# My Preggo fish (pics)



## danilykins (Dec 22, 2010)

Dot
















Speckles 








Big Red

Im still waiting for them to release the babies. I removed the male from the tank, I think he was stressing them out a bit. They definitely seem more relaxed now. Can anyone tell me about how long with these pictures?


----------



## jrman83 (Jul 9, 2010)

The guppy in the top pic doesn't look it, possibly both of the gups aren't.


----------



## danilykins (Dec 22, 2010)

Really??? Here is a better one of the larger one...










I thought the dark spot by the anal fin was the gravid, and it does look like a bunch of "dots" where that spot is... Hmm I am a novice so what do I know LOL


----------



## jrman83 (Jul 9, 2010)

It is a gravid spot. It could mean the presence of eggs, but it may not mean she is pregnant. The mother will expand quite a bit after the eggs have been fertilized and they start growing.


----------



## danilykins (Dec 22, 2010)

aaaah ok. Well after the male was in there with them both, they should be just impregnated. 

I got a quick question, the three of them seem to be flashing against the plants. I don't see any parasites on them, would they be doing this for other reasons?


----------



## Kaosu (Nov 13, 2010)

the flashing could be the first sighs of ick...

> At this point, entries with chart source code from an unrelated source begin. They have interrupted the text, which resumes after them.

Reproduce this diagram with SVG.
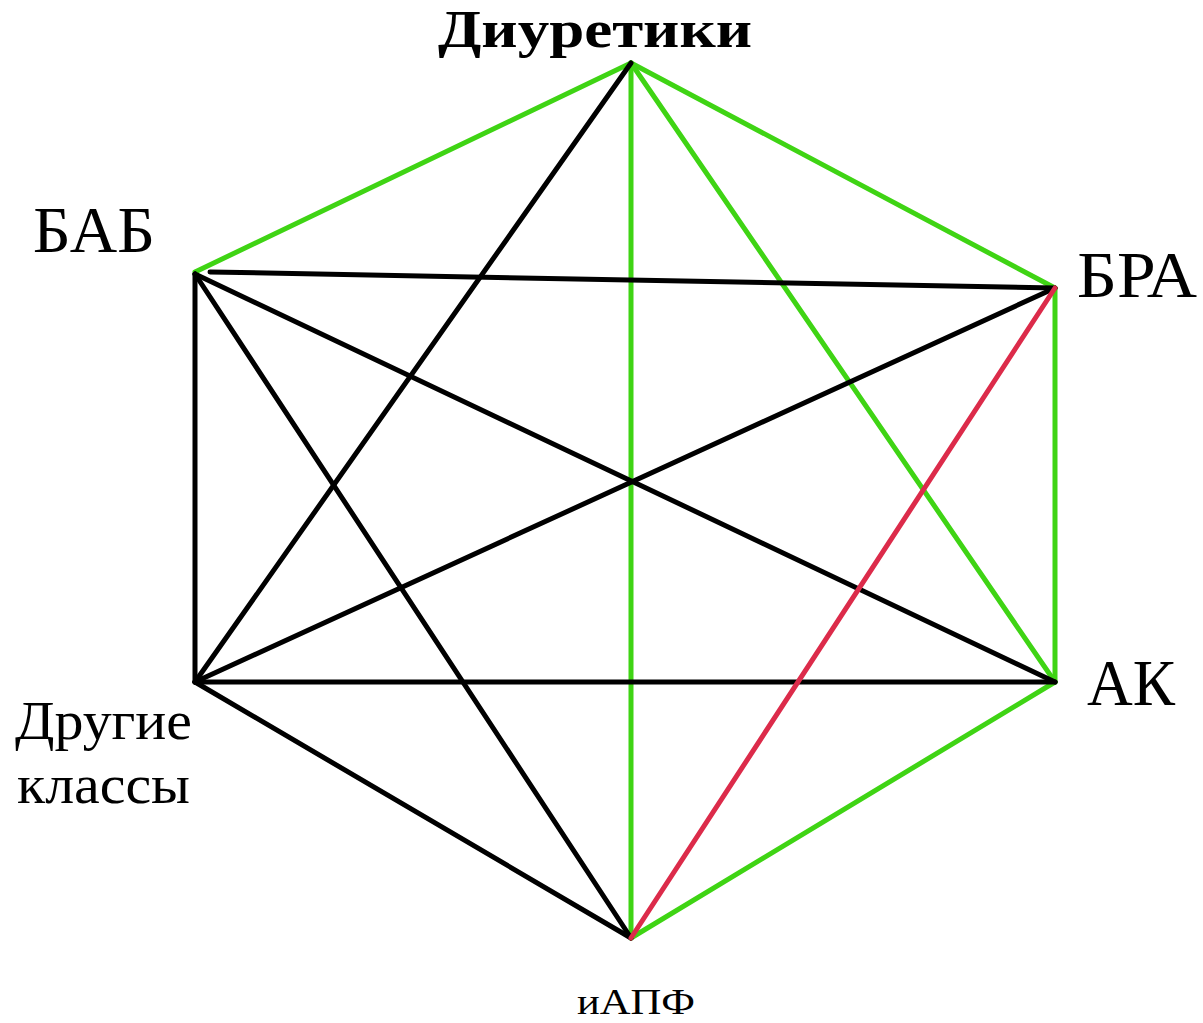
<svg xmlns="http://www.w3.org/2000/svg" width="1203" height="1023" viewBox="0 0 1203 1023">
<style>
.g{stroke:#3fd414;stroke-width:5;fill:none;stroke-linecap:round}
.k{stroke:#000;stroke-width:5;fill:none;stroke-linecap:round}
.r{stroke:#dc2b4a;stroke-width:5;fill:none;stroke-linecap:round}
text{font-family:"Liberation Serif","DejaVu Serif",serif;fill:#000}
</style>
<rect width="1203" height="1023" fill="#fff"/>
<g id="connectors">
<line class="g" x1="631" y1="63" x2="195" y2="272"/>
<line class="g" x1="631" y1="63" x2="1055" y2="288"/>
<line class="g" x1="631" y1="63" x2="631" y2="938"/>
<line class="g" x1="631" y1="63" x2="1055" y2="682"/>
<line class="g" x1="1055" y1="288" x2="1055" y2="682"/>
<line class="g" x1="1055" y1="682" x2="631" y2="938"/>
<line class="k" x1="631" y1="63" x2="195" y2="682"/>
<line class="k" x1="210" y1="272" x2="1055" y2="288"/>
<line class="k" x1="195" y1="274" x2="195" y2="682"/>
<line class="k" x1="195" y1="274" x2="631" y2="938"/>
<line class="k" x1="195" y1="274" x2="1055" y2="682"/>
<line class="k" x1="195" y1="682" x2="1055" y2="288"/>
<line class="k" x1="195" y1="682" x2="1055" y2="682"/>
<line class="k" x1="195" y1="682" x2="631" y2="938"/>
<line class="r" x1="1055" y1="288" x2="631" y2="938"/>
</g>
<g id="node-diuretiki"><text x="438" y="47" font-size="52" font-weight="bold" textLength="314" lengthAdjust="spacingAndGlyphs">Диуретики</text></g>
<g id="node-bab"><text x="33" y="252" font-size="66" textLength="122" lengthAdjust="spacingAndGlyphs">БАБ</text></g>
<g id="node-bra"><text x="1077" y="297" font-size="66" textLength="120" lengthAdjust="spacingAndGlyphs">БРА</text></g>
<g id="node-ak"><text x="1087" y="705" font-size="66" textLength="88" lengthAdjust="spacingAndGlyphs">АК</text></g>
<g id="node-other"><text x="15" y="739" font-size="55" textLength="177" lengthAdjust="spacingAndGlyphs">Другие</text><text x="17" y="803" font-size="55" textLength="173" lengthAdjust="spacingAndGlyphs">классы</text></g>
<g id="node-iapf"><text x="577" y="1014" font-size="36" textLength="118" lengthAdjust="spacingAndGlyphs">иАПФ</text></g>
</svg>
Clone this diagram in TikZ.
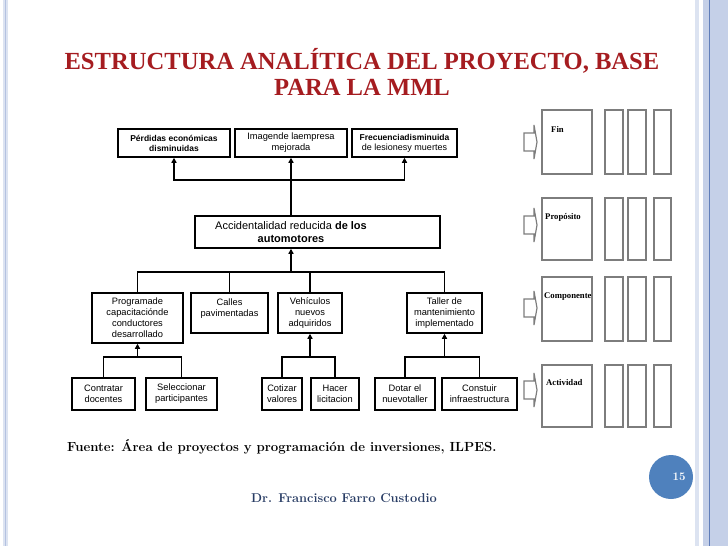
\documentclass[tikz,border=0pt]{standalone}
\usepackage{fontspec}
\newfontfamily\titlefont{Liberation Serif}
\newfontfamily\diagfont{Liberation Sans}
\usetikzlibrary{arrows.meta}

\definecolor{titlered}{RGB}{165,28,32}
\definecolor{bandblue}{RGB}{197,208,232}
\definecolor{bandline}{RGB}{95,125,185}
\definecolor{pageblue}{RGB}{79,129,189}
\definecolor{authorblue}{RGB}{40,60,100}
\definecolor{mlgray}{RGB}{125,125,125}

\tikzset{
  box/.style={draw=black, line width=1.5pt, align=center, inner sep=1pt,
    font=\diagfont\fontsize{9.3}{11}\selectfont},
  boxtext/.style={align=center, inner sep=0pt, font=\diagfont\fontsize{11}{12.5}\selectfont},
  link/.style={line width=1.5pt},
  up/.style={link, -{Triangle[length=5pt,width=5pt]}},
  mlbox/.style={draw=mlgray, line width=1.2pt},
  mltext/.style={font=\titlefont\fontsize{8.7}{9}\selectfont\bfseries, inner sep=0pt, anchor=west}
}

\begin{document}
\begin{tikzpicture}[x=1pt,y=-1pt]
\useasboundingbox (0,0) rectangle (728,546);

% slide frame
\fill[bandblue!60] (3,0) rectangle (8,546);
\draw[bandblue!130, line width=1pt] (5.5,0) -- (5.5,546);
\fill[bandblue!60] (695,0) rectangle (699,546);
\fill[bandblue] (703,0) rectangle (728,546);
\draw[bandline, line width=0.8pt] (709,0) -- (709,546);

\node[font=\titlefont\bfseries\fontsize{24.6}{26}\selectfont, text=titlered, align=center] (title) at (362,72) {ESTRUCTURA ANALÍTICA DEL PROYECTO, BASE\\PARA LA MML};

% fines
\node[box, minimum width=112, minimum height=28, font=\diagfont\fontsize{8.5}{10}\selectfont] (perdidas) at (174,143) {\textbf{Pérdidas económicas}\\\textbf{disminuidas}};
\node[box, minimum width=112, minimum height=28] (imagen) at (291,143) {Imagende laempresa\\mejorada};
\node[box, minimum width=105, minimum height=28, font=\diagfont\fontsize{8.5}{10}\selectfont] (frecuencia) at (404.5,143) {\textbf{Frecuenciadisminuida}\\{\fontsize{9}{10}\selectfont de lesionesy muertes}};

% proposito
\node[box, minimum width=245, minimum height=32] (acc) at (317.5,232) {};
\node[boxtext] (acctext) at (291,232) {Accidentalidad reducida \textbf{de los}\\\textbf{automotores}};

% componentes
\node[box, minimum width=91, minimum height=50] (programa) at (137.5,318) {Programade\\capacitaciónde\\conductores\\desarrollado};
\node[box, minimum width=77, minimum height=40] (calles) at (229.5,313) {Calles\\pavimentadas\\\mbox{}};
\node[box, minimum width=64, minimum height=40] (vehiculos) at (310,313) {Vehículos\\nuevos\\adquiridos};
\node[box, minimum width=75, minimum height=40] (taller) at (444.5,313) {Taller de\\mantenimiento\\implementado};

% actividades
\node[box, minimum width=63, minimum height=32] (contratar) at (103.5,394) {Contratar\\docentes};
\node[box, minimum width=71, minimum height=32] (seleccionar) at (181.5,394) {Seleccionar\\participantes};
\node[box, minimum width=40, minimum height=32] (cotizar) at (282,394) {Cotizar\\valores};
\node[box, minimum width=48, minimum height=32] (hacer) at (335,394) {Hacer\\licitacion};
\node[box, minimum width=60, minimum height=32] (dotar) at (405,394) {Dotar el\\nuevotaller};
\node[box, minimum width=75, minimum height=32] (construir) at (479.5,394) {Constuir\\infraestructura};

% conectores
\coordinate (topbar) at (291,180);
\draw[up] (imagen.south |- acc.north) -- (imagen.south);
\draw[up] (topbar) -| (perdidas.south);
\draw[up] (topbar) -| (frecuencia.south);

\coordinate (lowbar) at (291,272);
\draw[up] (lowbar) -- (lowbar |- acc.south);
\draw[link] (lowbar) -| (programa.north);
\draw[link] (lowbar) -| (calles.north);
\draw[link] (lowbar) -| (vehiculos.north);
\draw[link] (lowbar) -| (taller.north);

\coordinate (progbar) at (137.5,357);
\draw[up] (progbar) -- (programa.south);
\draw[link] (progbar) -| (contratar.north);
\draw[link] (progbar) -| (seleccionar.north);

\coordinate (vehbar) at (310,357);
\draw[up] (vehbar) -- (vehiculos.south);
\draw[link] (vehbar) -| (cotizar.north);
\draw[link] (vehbar) -| (hacer.north);

\coordinate (tallbar) at (444.5,357);
\draw[up] (tallbar) -- (taller.south);
\draw[link] (tallbar) -| (dotar.north);
\draw[link] (tallbar) -| (construir.north);

% matriz de marco logico
\foreach \ya/\yb/\ym/\lx/\ly/\lbl in {110/174/142/551/129/Fin, 198/260/225/545/217/Propósito, 277/341/308/544/297/Componente, 365/427/390/546/383/Actividad} {
  \draw[mlbox] (524,\ym-9) -- (534,\ym-9) -- (534,\ym-17) -- (537,\ym) -- (534,\ym+17) -- (534,\ym+9) -- (524,\ym+9) -- cycle;
  \draw[mlbox] (542,\ya) rectangle (592,\yb);
  \draw[mlbox] (605,\ya) rectangle (623,\yb);
  \draw[mlbox] (628,\ya) rectangle (646,\yb);
  \draw[mlbox] (654,\ya) rectangle (671,\yb);
  \node[mltext] at (\lx,\ly) {\lbl};
}

\node[font=\bfseries\fontsize{13.2}{15}\selectfont, anchor=west, inner sep=0pt] (fuente) at (67,447) {Fuente: Área de proyectos y programación de inversiones, ILPES.};
\node[font=\bfseries\fontsize{12.8}{14}\selectfont, text=authorblue] (autor) at (344,498) {Dr. Francisco Farro Custodio};
\node[circle, fill=pageblue, minimum size=44] (pagina) at (671,477) {};
\node[font=\bfseries\fontsize{11.5}{12}\selectfont, text=white] (numero) at ([xshift=8]pagina.center) {15};
\end{tikzpicture}
\end{document}
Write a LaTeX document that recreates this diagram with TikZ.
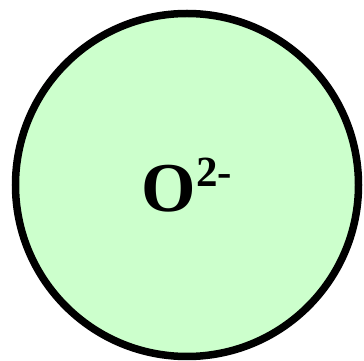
\documentclass[tikz,border=0pt]{standalone}
\usepackage{fontspec}
\setmainfont{Liberation Serif}
\usetikzlibrary{positioning}
\definecolor{IonGreen}{HTML}{CCFFCC}
\tikzset{
  ion/.style={circle, draw=black, line width=7.5pt, fill=IonGreen, minimum size=343pt, inner sep=0pt, align=center, font=\fontsize{70}{70}\selectfont\bfseries}
}
\begin{document}
\begin{tikzpicture}[x=1pt, y=1pt]
\useasboundingbox (0,0) rectangle (364,361);
\node[ion] (oxide) at (187,176) {O\raisebox{25pt}{\fontsize{43}{43}\selectfont 2-}};
\end{tikzpicture}
\end{document}
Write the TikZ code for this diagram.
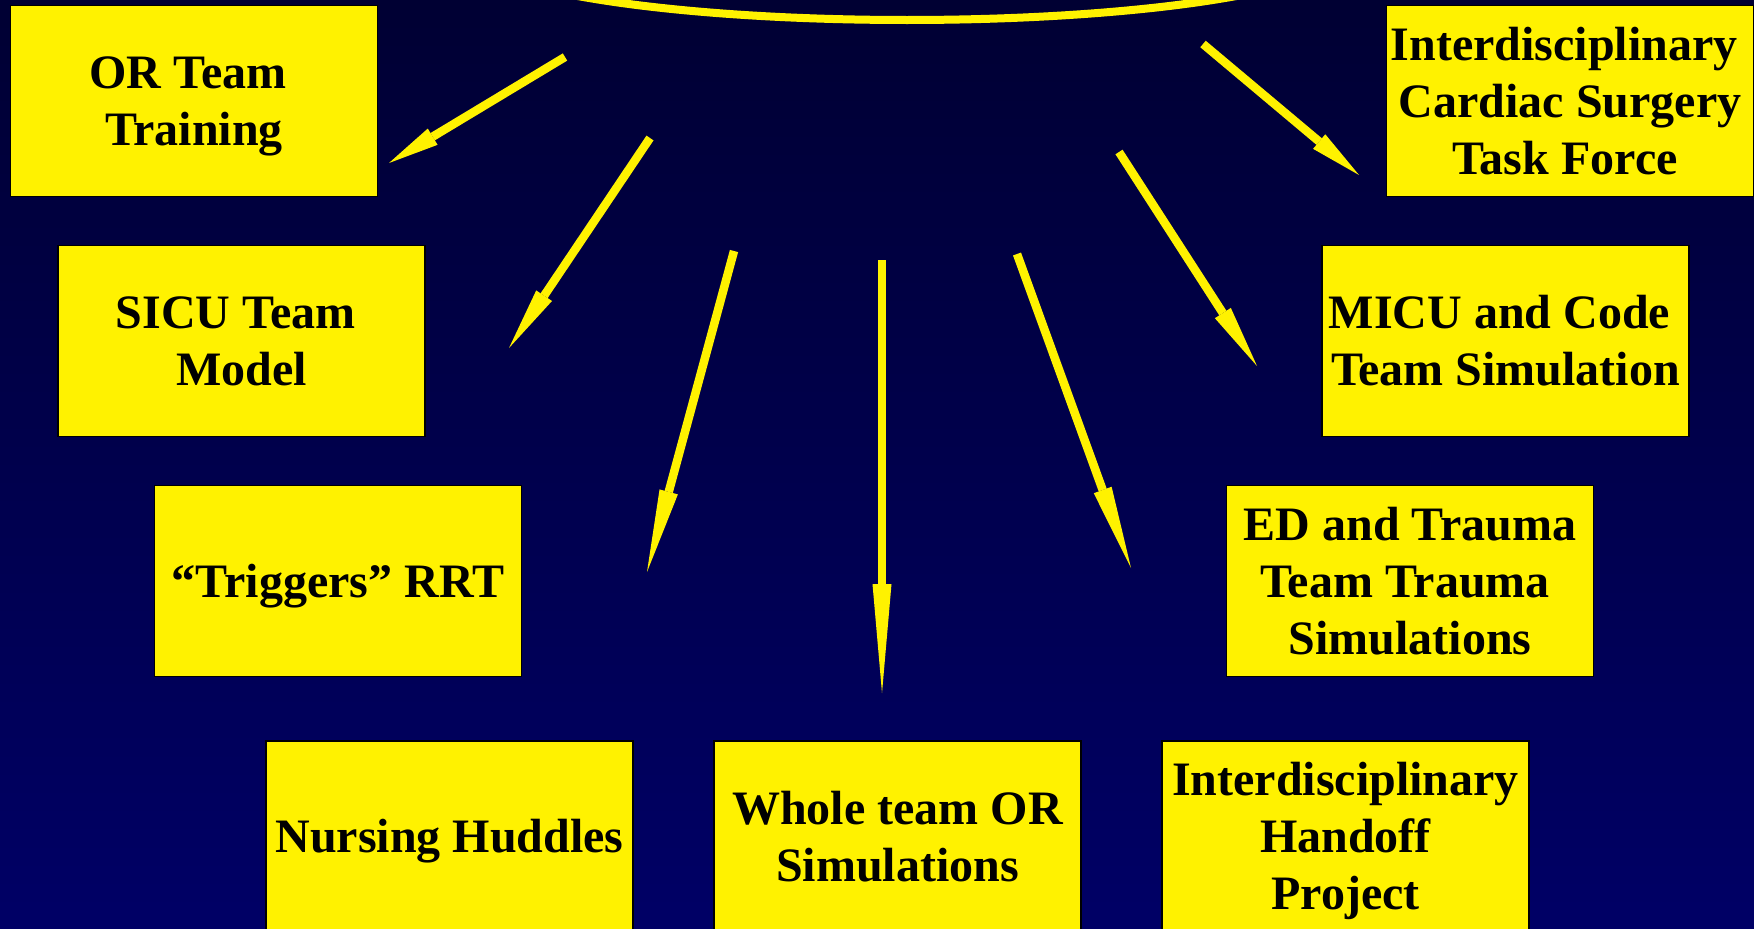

nether of you guppies look prego, and the molly just looks like a balloon one...not prego if you had a male with them than give them 3 weeks and they should have babies 

this is a pregnant guppy after already having about a dozen...this is a mature female at about 3 inches and i get almost 100 fry, your females look younger but they should look fat and plump like that before giving birth.


----------



## jrman83 (Jul 9, 2010)

If you have no visible signs of ich, I would try a couple of fizz tabs from Tetra, called parasite guard. I have only had 1-2 fish do that with no visible ich signs and I treated them with that and they stopped after only 3-4 minutes. I left them in my hospital tank for a couple of days to be sure but it cleared it up. You can treat the whole tank so you don't need a hospital tank to do this. Could still be ich so be sure to look for the signs. Looks like the fish have been sprinkled with sand...easier to see on the tail or fin areas.


----------



## danilykins (Dec 22, 2010)

Well isn't that just a big bag of disappointment :/ I had the male in there so I figure eventually they will have babies.

I will do a water change and treat the tank today for ich to be on the safe side


----------



## jrman83 (Jul 9, 2010)

You can watch them do their thing...that would let you know if you'd be expecting soon.

Personally, I wouldnt treat for ich unless I knew ich was in my tank.


----------



## tiggeroo (Feb 2, 2011)

i have 6 female guppies 3 of which im sure is pregnant, 2 have got the square tummy in the last 5 days, i was sure both was showing signs of giving birth so i moved them into a breeding tank as the males were really harrassing the girls. 2 days later still no babies so ive let them out again cos i thought it was cruel keeping them in there. but the males are back giving them a hard time again. what do i do for the best ? *c/p*


----------



## danilykins (Dec 22, 2010)

I posted on your other post. Give em a week...


----------